Reading Related

Review Reading related questions and content

Bessie Coleman, the first civilian licensed black pilot in the world, was born in 1892 to sharecroppers in Texas, where she attended a segregated school and worked with her family in the cotton fields. She dreamed of becoming a pilot but no flight school in America would accept her, so she moved to France to earn her pilot's license. When she returned to the U.S, she wanted to open a flight school for Black students. She became a stunt flier and performance for paying audiences, which she insisted be desegregated. Following her death in a plane crash in 1926, the Bessie Coleman Aero Club was established in Los Angeles in 1929. She was inducted into the National Aviation Hall of Fame in 2006

Which of the following statements correctly identifies the sequence of events in the reading?

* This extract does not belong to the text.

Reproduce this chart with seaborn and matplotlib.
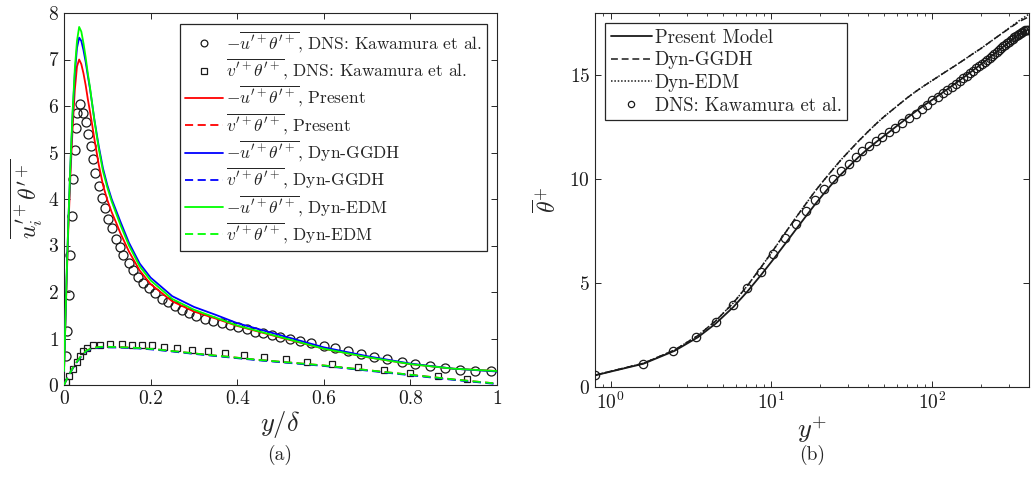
import numpy as np
import pandas as pd
import matplotlib
matplotlib.use("Agg")
import matplotlib.pyplot as plt
import seaborn as sns
from matplotlib.ticker import FixedLocator, FixedFormatter

# ---------------- Panel (a) data ----------------
dns_ut_x = [0.0046, 0.006, 0.0115, 0.014, 0.018, 0.0215, 0.025, 0.028, 0.031, 0.037,
            0.044, 0.050, 0.055, 0.062, 0.067, 0.072, 0.080, 0.087, 0.095, 0.102,
            0.112, 0.120, 0.129, 0.137, 0.149, 0.160, 0.172, 0.183, 0.197, 0.210,
            0.226, 0.241, 0.256, 0.272, 0.289, 0.306, 0.326, 0.345, 0.364, 0.383,
            0.403, 0.422, 0.441, 0.460, 0.480, 0.499, 0.522, 0.545, 0.57, 0.60,
            0.625, 0.655, 0.685, 0.715, 0.745, 0.78, 0.81, 0.845, 0.88, 0.915,
            0.95, 0.985]
dns_ut_y = [0.63, 1.17, 1.93, 2.79, 3.64, 4.43, 5.06, 5.53, 5.85, 6.04,
            5.86, 5.66, 5.39, 5.14, 4.85, 4.55, 4.29, 4.03, 3.80, 3.58,
            3.37, 3.15, 2.97, 2.80, 2.62, 2.47, 2.33, 2.19, 2.08, 1.97,
            1.86, 1.79, 1.70, 1.61, 1.54, 1.48, 1.43, 1.38, 1.33, 1.29,
            1.24, 1.20, 1.15, 1.11, 1.08, 1.04, 1.00, 0.95, 0.90, 0.84,
            0.79, 0.73, 0.67, 0.61, 0.56, 0.50, 0.45, 0.40, 0.36, 0.33,
            0.31, 0.30]

dns_vt_x = [0.004, 0.0115, 0.02, 0.029, 0.037, 0.044, 0.054, 0.066, 0.084, 0.107,
            0.133, 0.156, 0.179, 0.203, 0.231, 0.261, 0.295, 0.332, 0.372, 0.416,
            0.462, 0.512, 0.562, 0.619, 0.678, 0.738, 0.80, 0.864, 0.93]
dns_vt_y = [0.06, 0.19, 0.34, 0.49, 0.62, 0.73, 0.80, 0.85, 0.87, 0.89,
            0.89, 0.87, 0.86, 0.85, 0.82, 0.79, 0.75, 0.73, 0.69, 0.65,
            0.60, 0.56, 0.50, 0.45, 0.39, 0.32, 0.26, 0.19, 0.12]

model_ut_x = [0, 0.003, 0.006, 0.01, 0.015, 0.02, 0.025, 0.03, 0.035, 0.04,
              0.045, 0.05, 0.055, 0.06, 0.065, 0.07, 0.08, 0.09, 0.1, 0.11,
              0.12, 0.13, 0.15, 0.175, 0.2, 0.25, 0.3, 0.35, 0.4, 0.5,
              0.6, 0.7, 0.8, 0.9, 1.0]
present_ut = [0.3, 1.25, 2.2, 3.35, 4.55, 5.55, 6.35, 6.85, 7.0, 6.9,
              6.7, 6.45, 6.15, 5.88, 5.6, 5.3, 4.75, 4.3, 3.98, 3.72,
              3.5, 3.27, 2.87, 2.46, 2.17, 1.8, 1.58, 1.43, 1.27, 1.02,
              0.78, 0.6, 0.45, 0.35, 0.3]
ggdh_ut = [0.3, 1.3, 2.3, 3.5, 4.75, 5.85, 6.7, 7.25, 7.47, 7.4,
           7.2, 6.95, 6.65, 6.37, 6.05, 5.72, 5.15, 4.66, 4.3, 4.0,
           3.76, 3.52, 3.06, 2.61, 2.31, 1.91, 1.68, 1.51, 1.33, 1.07,
           0.81, 0.62, 0.46, 0.35, 0.29]
edm_ut = [0.3, 1.3, 2.3, 3.5, 4.8, 5.9, 6.8, 7.4, 7.7, 7.6,
          7.35, 7.05, 6.7, 6.4, 6.05, 5.7, 5.1, 4.6, 4.25, 3.95,
          3.7, 3.45, 3.0, 2.55, 2.25, 1.85, 1.62, 1.45, 1.28, 1.03,
          0.78, 0.6, 0.45, 0.35, 0.3]

model_vt_x = [0, 0.005, 0.01, 0.014, 0.02, 0.029, 0.04, 0.052, 0.067, 0.085,
              0.106, 0.14, 0.183, 0.22, 0.26, 0.32, 0.375, 0.45, 0.5, 0.6,
              0.7, 0.8, 0.9, 1.0]
present_vt = [0, 0.1, 0.19, 0.26, 0.36, 0.49, 0.63, 0.74, 0.8, 0.82,
              0.82, 0.81, 0.79, 0.76, 0.72, 0.66, 0.61, 0.54, 0.5, 0.42,
              0.32, 0.22, 0.12, 0.03]
ggdh_vt = [0, 0.1, 0.19, 0.26, 0.35, 0.48, 0.62, 0.73, 0.79, 0.81,
           0.81, 0.80, 0.78, 0.75, 0.71, 0.65, 0.60, 0.53, 0.49, 0.41,
           0.31, 0.21, 0.11, 0.02]
edm_vt = [0, 0.1, 0.19, 0.26, 0.36, 0.49, 0.63, 0.74, 0.8, 0.82,
          0.82, 0.81, 0.79, 0.76, 0.72, 0.66, 0.61, 0.54, 0.5, 0.42,
          0.32, 0.22, 0.12, 0.03]

# ---------------- Panel (b) data ----------------
dns_yplus = [0.8, 1.6, 2.45, 3.4, 4.55, 5.75, 7.1, 8.6, 10.3, 12.2,
             14.2, 16.4, 18.6, 21.3, 24, 27, 30.4, 33.5, 36.8, 40.5,
             44.6, 49, 54, 59, 65, 72, 79, 86, 93, 100,
             108, 116, 124, 132, 140, 148, 156, 164, 172, 180,
             188, 196, 204, 212, 220, 228, 236, 244, 252, 260,
             268, 276, 284, 292, 300, 308, 316, 324, 332, 340,
             348, 356, 364, 372, 380, 388, 395]
dns_theta = [0.56, 1.12, 1.73, 2.41, 3.13, 3.93, 4.75, 5.55, 6.42, 7.18,
             7.85, 8.47, 9.02, 9.52, 9.99, 10.39, 10.75, 11.07, 11.35, 11.6,
             11.83, 12.05, 12.25, 12.47, 12.7, 12.93, 13.15, 13.38, 13.58, 13.8,
             13.98, 14.14, 14.3, 14.45, 14.59, 14.72, 14.85, 14.98, 15.1, 15.22,
             15.33, 15.44, 15.55, 15.65, 15.75, 15.85, 15.95, 16.04, 16.13, 16.22,
             16.31, 16.39, 16.47, 16.55, 16.62, 16.69, 16.76, 16.83, 16.89, 16.95,
             17.0, 17.05, 17.09, 17.13, 17.16, 17.18, 17.2]

model_yplus = [0.8, 1.6, 2.5, 3.5, 4.5, 5.8, 7.1, 8.6, 10.3, 12.2,
               14.2, 16.4, 18.6, 21.3, 24, 27, 30.4, 35, 40, 45,
               50, 60, 70, 80, 90, 100, 120, 140, 160, 180,
               200, 250, 300, 350, 395]
present_theta = [0.56, 1.12, 1.74, 2.4, 3.05, 3.85, 4.6, 5.38, 6.15, 6.9,
                 7.58, 8.22, 8.77, 9.33, 9.8, 10.22, 10.62, 11.08, 11.48, 11.8,
                 12.07, 12.55, 12.95, 13.3, 13.58, 13.82, 14.25, 14.62, 14.95, 15.25,
                 15.52, 16.1, 16.6, 17.0, 17.2]
ggdh_theta = [0.57, 1.14, 1.78, 2.48, 3.18, 4.05, 4.88, 5.75, 6.6, 7.42,
              8.15, 8.82, 9.4, 9.97, 10.45, 10.92, 11.35, 11.85, 12.3, 12.68,
              13.0, 13.5, 13.92, 14.25, 14.52, 14.75, 15.15, 15.48, 15.78, 16.05,
              16.28, 16.82, 17.25, 17.6, 17.8]
edm_theta = [0.57, 1.14, 1.78, 2.48, 3.18, 4.05, 4.88, 5.75, 6.6, 7.42,
             8.15, 8.82, 9.4, 9.97, 10.45, 10.92, 11.35, 11.85, 12.3, 12.68,
             13.0, 13.5, 13.92, 14.25, 14.52, 14.75, 15.15, 15.48, 15.78, 16.05,
             16.28, 16.82, 17.27, 17.65, 17.92]

x_ticks_a = [0, 0.2, 0.4, 0.6, 0.8, 1.0]
x_ticklabels_a = ["0", "0.2", "0.4", "0.6", "0.8", "1"]
y_ticks_a = [0, 1, 2, 3, 4, 5, 6, 7, 8]
y_ticks_b = [0, 5, 10, 15]

# ---------------- Style ----------------
sns.set_theme(style="ticks")
plt.rcParams["font.family"] = ["cmr10", "DejaVu Serif"]
plt.rcParams["mathtext.fontset"] = "cm"
plt.rcParams["axes.formatter.use_mathtext"] = True
plt.rcParams["axes.unicode_minus"] = False

SPINE = "#262626"
fig = plt.figure(figsize=(10.31, 4.93), dpi=100)
axa = fig.add_axes([64 / 1031, 1 - 385 / 493, 433 / 1031, 372 / 493])
axb = fig.add_axes([595 / 1031, 1 - 387 / 493, 434 / 1031, 374 / 493])

lw = 1.3
dash = (4.5, 2.5)

# Panel (a)
sns.lineplot(x=dns_ut_x, y=dns_ut_y, ax=axa, marker="o", linestyle="", color="k",
             markerfacecolor="none", markeredgecolor="k", markeredgewidth=0.9,
             markersize=6.5, label=r"$-\overline{u^{\prime+}\theta^{\prime+}}$, DNS: Kawamura et al.",
             zorder=3)
sns.lineplot(x=dns_vt_x, y=dns_vt_y, ax=axa, marker="s", linestyle="", color="k",
             markerfacecolor="none", markeredgecolor="k", markeredgewidth=0.9,
             markersize=5, label=r"$\overline{v^{\prime+}\theta^{\prime+}}$, DNS: Kawamura et al.",
             zorder=3)
series_a = [
    (present_ut, present_vt, "#ff0000", "Present"),
    (ggdh_ut, ggdh_vt, "#0000ff", "Dyn-GGDH"),
    (edm_ut, edm_vt, "#00ff00", "Dyn-EDM"),
]
for i, (ut, vt, col, name) in enumerate(series_a):
    sns.lineplot(x=model_ut_x, y=ut, ax=axa, color=col, linewidth=lw,
                 label=r"$-\overline{u^{\prime+}\theta^{\prime+}}$, " + name, zorder=4 + i)
    sns.lineplot(x=model_vt_x, y=vt, ax=axa, color=col, linewidth=lw, dashes=dash,
                 label=r"$\overline{v^{\prime+}\theta^{\prime+}}$, " + name, zorder=4 + i)

axa.set_xlim(0, 1)
axa.set_ylim(0, 8)
axa.xaxis.set_major_locator(FixedLocator(x_ticks_a))
axa.xaxis.set_major_formatter(FixedFormatter(x_ticklabels_a))
axa.yaxis.set_major_locator(FixedLocator(y_ticks_a))
axa.set_xlabel(r"$y/\delta$", fontsize=19, labelpad=1)
axa.set_ylabel(r"$\overline{u_i^{\prime+}\theta^{\prime+}}$", fontsize=17, labelpad=3)
leg_a = axa.legend(loc="upper right", bbox_to_anchor=(0.977, 0.970), borderaxespad=0,
                   fontsize=12.5, frameon=True, fancybox=False, framealpha=1,
                   edgecolor=SPINE, handlelength=2.2, handletextpad=0.15,
                   labelspacing=0.1, borderpad=0.3, markerscale=0.75)
leg_a.get_frame().set_linewidth(0.9)

# Panel (b)
sns.lineplot(x=model_yplus, y=present_theta, ax=axb, color="k", linewidth=1.3,
             label="Present Model", zorder=4)
sns.lineplot(x=model_yplus, y=ggdh_theta, ax=axb, color="k", linewidth=1.1,
             dashes=(4.5, 2.5), label="Dyn-GGDH", zorder=4)
sns.lineplot(x=model_yplus, y=edm_theta, ax=axb, color="k", linewidth=1.1,
             dashes=(1, 1.2), label="Dyn-EDM", zorder=4)
sns.lineplot(x=dns_yplus, y=dns_theta, ax=axb, marker="o", linestyle="", color="k",
             markerfacecolor="none", markeredgecolor="k", markeredgewidth=0.9,
             markersize=6, label="DNS: Kawamura et al.", zorder=3)
axb.set_xscale("log")
axb.set_xlim(0.8, 400)
axb.set_ylim(0, 18)
axb.yaxis.set_major_locator(FixedLocator(y_ticks_b))
axb.set_xlabel(r"$y^{+}$", fontsize=19, labelpad=1)
axb.set_ylabel(r"$\overline{\theta}^{+}$", fontsize=17, labelpad=6)
leg_b = axb.legend(loc="upper left", bbox_to_anchor=(0.023, 0.973), borderaxespad=0,
                   fontsize=13.5, frameon=True, fancybox=False, framealpha=1,
                   edgecolor=SPINE, handlelength=2.2, handletextpad=0.15,
                   labelspacing=0.25, borderpad=0.3, markerscale=0.75)
leg_b.get_frame().set_linewidth(0.9)

for ax in (axa, axb):
    ax.set_facecolor("white")
    for sp in ax.spines.values():
        sp.set_visible(True)
        sp.set_color(SPINE)
        sp.set_linewidth(0.8)
    ax.tick_params(which="both", direction="in", top=True, right=True,
                   colors=SPINE, labelcolor="k", labelsize=14)
    ax.tick_params(which="major", length=4.5, width=0.7)
    ax.tick_params(which="minor", length=2.5, width=0.6)
    ax.grid(False)
axa.minorticks_off()

fig.text(280 / 1031, 1 - 455 / 493, "(a)", ha="center", va="center", fontsize=14)
fig.text(812 / 1031, 1 - 455 / 493, "(b)", ha="center", va="center", fontsize=14)

fig.savefig("out.png", dpi=100, facecolor="white")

  • A. After life as a sharecropper, Bessie Coleman raised money as a stunt pilot to attend flight school in France.
  • B. Bessie Coleman's parents were sharecroppers who sent her to France to become a pilot, after which she returned and opened a flight school.
  • C. Bessie Coleman was a pilot, then a sharecropper, who lived in France, where she was inducted into the National Aviation Hall of Fame.
  • D. Born to a sharecropper, Bessie Coleman moved to France to take flight training and then returned to the United States as a stunt pilot.
Correct Answer: D

Rationale: The correct sequence of events in Bessie Coleman's life, as described in the extract, is that she was born to sharecroppers in Texas, moved to France to earn her pilot's license, and then returned to the U.S as a stunt pilot. Choice D accurately reflects this sequence. Bessie Coleman did not raise money as a stunt pilot to attend flight school in France (Choice A), she was not sent to France by her parents as a child to become a pilot and then open a flight school (Choice B), and she was not a pilot before being a sharecropper and living in France (Choice C). Therefore, Choice D is the correct answer.